China Township is a charter township of St. Clair County in the U.S. state of Michigan. The population was 3,509 at the 2020 Census. It is named after China, Maine.

==Geography==
According to the United States Census Bureau, the Township has a total area of 34.4 sqmi, all land. The township's master plan shows that it consists mostly of agricultural and residential land. The northeast corner of the Township, near the City of St. Clair, has small suburban-style developments, an elementary school and some retail.

==Demographics==
At the 2000 census there were 3,340 people, 1,106 households, and 944 families in the township. The population density was 97.2 PD/sqmi. There were 1,130 housing units at an average density of 32.9 /sqmi.

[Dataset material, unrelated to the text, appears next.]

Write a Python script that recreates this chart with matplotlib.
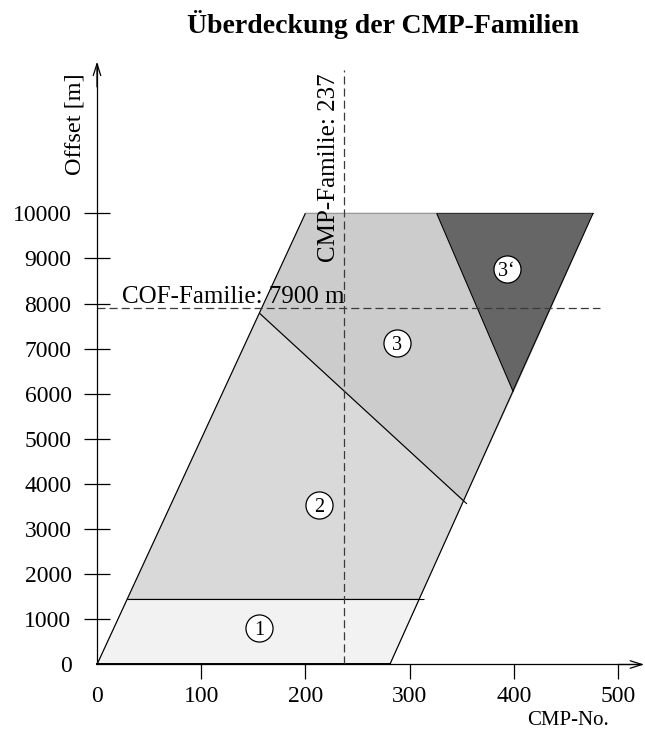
import matplotlib
matplotlib.use("Agg")
import matplotlib.pyplot as plt
from matplotlib.patches import Polygon

plt.rcParams['font.family'] = ['Liberation Serif', 'DejaVu Serif']
plt.rcParams['lines.scale_dashes'] = False

# Axis ticks
x_ticks = [0, 100, 200, 300, 400, 500]
y_ticks = [0, 1000, 2000, 3000, 4000, 5000, 6000, 7000, 8000, 9000, 10000]

# Coverage zones in the CMP / offset plane
zone1_cmp = [0, 281, 309, 29]
zone1_off = [0, 0, 1450, 1450]
zone2_cmp = [29, 309, 351.7, 156]
zone2_off = [1450, 1450, 3629, 7784]
zone3_cmp = [156, 351.7, 399.5, 326, 200]
zone3_off = [7784, 3629, 6046, 10000, 10000]
zone3b_cmp = [326, 476, 399.5]
zone3b_off = [10000, 10000, 6046]
zone_colors = ['#f2f2f2', '#d9d9d9', '#cccccc', '#666666']

# Boundary lines
left_edge_cmp = [0, 200]
left_edge_off = [0, 10000]
right_edge_cmp = [281, 476]
right_edge_off = [0, 10000]
base_cmp = [0, 281]
base_off = [0, 0]
split12_cmp = [29, 314]
split12_off = [1450, 1450]
split23_cmp = [156, 355]
split23_off = [7784, 3560]
top_cmp = [200, 476]
top_off = [10000, 10000]

# Selected families
cmp_family = 237
cmp_line_top = 13176
cof_family = 7900
cof_line_end = 483

# Zone markers
zone_names = ['1', '2', '3', '3\u2018']
zone_mark_cmp = [155.8, 213, 288, 393]
zone_mark_off = [802, 3535, 7119, 8759]

W, H = 645, 729
fig = plt.figure(figsize=(W / 100, H / 100), dpi=100)
ax = fig.add_axes([0, 0, 1, 1])
ax.set_xlim(-93.09, 525.9)
ax.set_ylim(-1429.5, 14727)
ax.patch.set_visible(False)

# Filled zones
for cx, cy, col in [(zone1_cmp, zone1_off, zone_colors[0]),
                    (zone2_cmp, zone2_off, zone_colors[1]),
                    (zone3_cmp, zone3_off, zone_colors[2]),
                    (zone3b_cmp, zone3b_off, zone_colors[3])]:
    ax.add_patch(Polygon(list(zip(cx, cy)), closed=True, facecolor=col,
                         edgecolor='#a8a8a8', lw=0.8, zorder=1))

# Outline and zone boundaries
line_kw = dict(color='black', lw=0.8, zorder=3, solid_capstyle='butt')
ax.plot(left_edge_cmp, left_edge_off, **line_kw)
ax.plot(right_edge_cmp, right_edge_off, **line_kw)
ax.plot(split12_cmp, split12_off, **line_kw)
ax.plot(split23_cmp, split23_off, **line_kw)
ax.plot([zone3b_cmp[0], zone3b_cmp[2]], [zone3b_off[0], zone3b_off[2]], **line_kw)
ax.plot(top_cmp, top_off, color='#9a9a9a', lw=0.8, zorder=2)
ax.plot([zone3b_cmp[0], zone3b_cmp[1]], [zone3b_off[0], zone3b_off[1]],
        color='#333333', lw=0.8, zorder=2)
ax.plot(base_cmp, base_off, color='black', lw=1.4, zorder=4)

# Family lines
dash_kw = dict(color='#3a3a3a', lw=0.9, dashes=(5.8, 2.9), zorder=4)
ax.plot([cmp_family, cmp_family], [0, cmp_line_top], **dash_kw)
ax.plot([0, cof_line_end], [cof_family, cof_family], **dash_kw)

ax.text(23.7, 8005, 'COF-Familie: 7900 m', fontsize=18, ha='left',
        va='baseline', zorder=6)
ax.text(228.4, 8921, 'CMP-Familie: 237', fontsize=18, rotation=90,
        rotation_mode='anchor', ha='left', va='baseline', zorder=6)

# Zone markers
ax.scatter(zone_mark_cmp, zone_mark_off, s=380, facecolor='white',
           edgecolor='black', linewidths=0.9, zorder=7)
for name, cx, cy in zip(zone_names, zone_mark_cmp, zone_mark_off):
    ax.annotate(name, (cx, cy), xytext=(0, -4.9), textcoords='offset points',
                ha='center', va='baseline', fontsize=14.5, zorder=8)

# Axes through the origin
for side in ['top', 'right']:
    ax.spines[side].set_visible(False)
ax.spines['left'].set_position(('data', 0))
ax.spines['bottom'].set_position(('data', 0))
ax.spines['left'].set_bounds(0, 13300)
ax.spines['bottom'].set_bounds(0, 522)
ax.spines['left'].set_linewidth(0.9)
ax.spines['bottom'].set_linewidth(0.9)
ax.spines['left'].set_zorder(5)
ax.spines['bottom'].set_zorder(5)

arrow_kw = dict(arrowstyle='->,head_length=0.85,head_width=0.27', lw=0.9,
                color='black', shrinkA=0, shrinkB=0, mutation_scale=10)
ax.annotate('', xy=(0, 13360), xytext=(0, 12800), arrowprops=arrow_kw,
            zorder=5)
ax.annotate('', xy=(525, 0), xytext=(500, 0), arrowprops=arrow_kw, zorder=5)

ax.set_xticks(x_ticks)
ax.set_yticks(y_ticks)
ax.set_xticklabels([str(v) for v in x_ticks])
ax.set_yticklabels([str(v) for v in y_ticks])
ax.tick_params(axis='y', direction='inout', length=18.7, width=0.9, pad=9,
               labelsize=17)
ax.tick_params(axis='x', direction='out', length=10.8, width=0.9, pad=5,
               labelsize=17)
ax.xaxis.get_major_ticks()[0].tick1line.set_visible(False)
ax.yaxis.get_major_ticks()[0].tick1line.set_visible(False)

ax.text(-15.4, 10849, 'Offset [m]', fontsize=17.5, rotation=90,
        rotation_mode='anchor', ha='left', va='baseline')
ax.text(412.7, -1341, 'CMP-No.', fontsize=15, ha='left', va='baseline')

fig.text(382.6 / W, 1 - 33 / H, '\u00dcberdeckung der CMP-Familien',
         ha='center', va='baseline', fontsize=20, fontweight='bold')

fig.savefig('out.png', dpi=100)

The racial makeup of the township was 98.20% White, 0.33% African American, 0.33% Native American, 0.24% Asian, 0.03% Pacific Islander, 0.12% from other races, and 0.75% from two or more races. Hispanic or Latino of any race were 1.08%.

Of the 1,106 households, 42.6% had children under the age of 18 living with them, 77.8% were married couples living together, 5.1% had a female householder with no husband present, and 14.6% were non-families. 12.7% of households were one person, and 5.3% were one person aged 65 or older. The average household size was 3.01 and the average family size was 3.29.

In the township the population was spread out, with 29.4% under the age of 18, 6.9% from 18 to 24, 28.8% from 25 to 44, 26.1% from 45 to 64, and 8.8% 65 or older. The median age was 37 years. For every 100 females, there were 102.4 males. For every 100 females age 18 and over, there were 100.3 males.

The median household income was $62,194 and the median family income was $65,875. Males had a median income of $51,268 versus $27,292 for females. The per capita income for the township was $22,674. About 1.8% of families and 2.0% of the population were below the poverty line, including 0.7% of those under age 18 and 3.1% of those age 65 or over.

==Religion==
The Serbian Orthodox Monastery of Saint Nikolaj Velimirović Bishop of Žiča is located at 6905 Springborn Road in China Township. The monastery, in the care of its founder V. Rev. Radiša Ninković, is under the jurisdiction of the Serbian Orthodox Church in North and South America.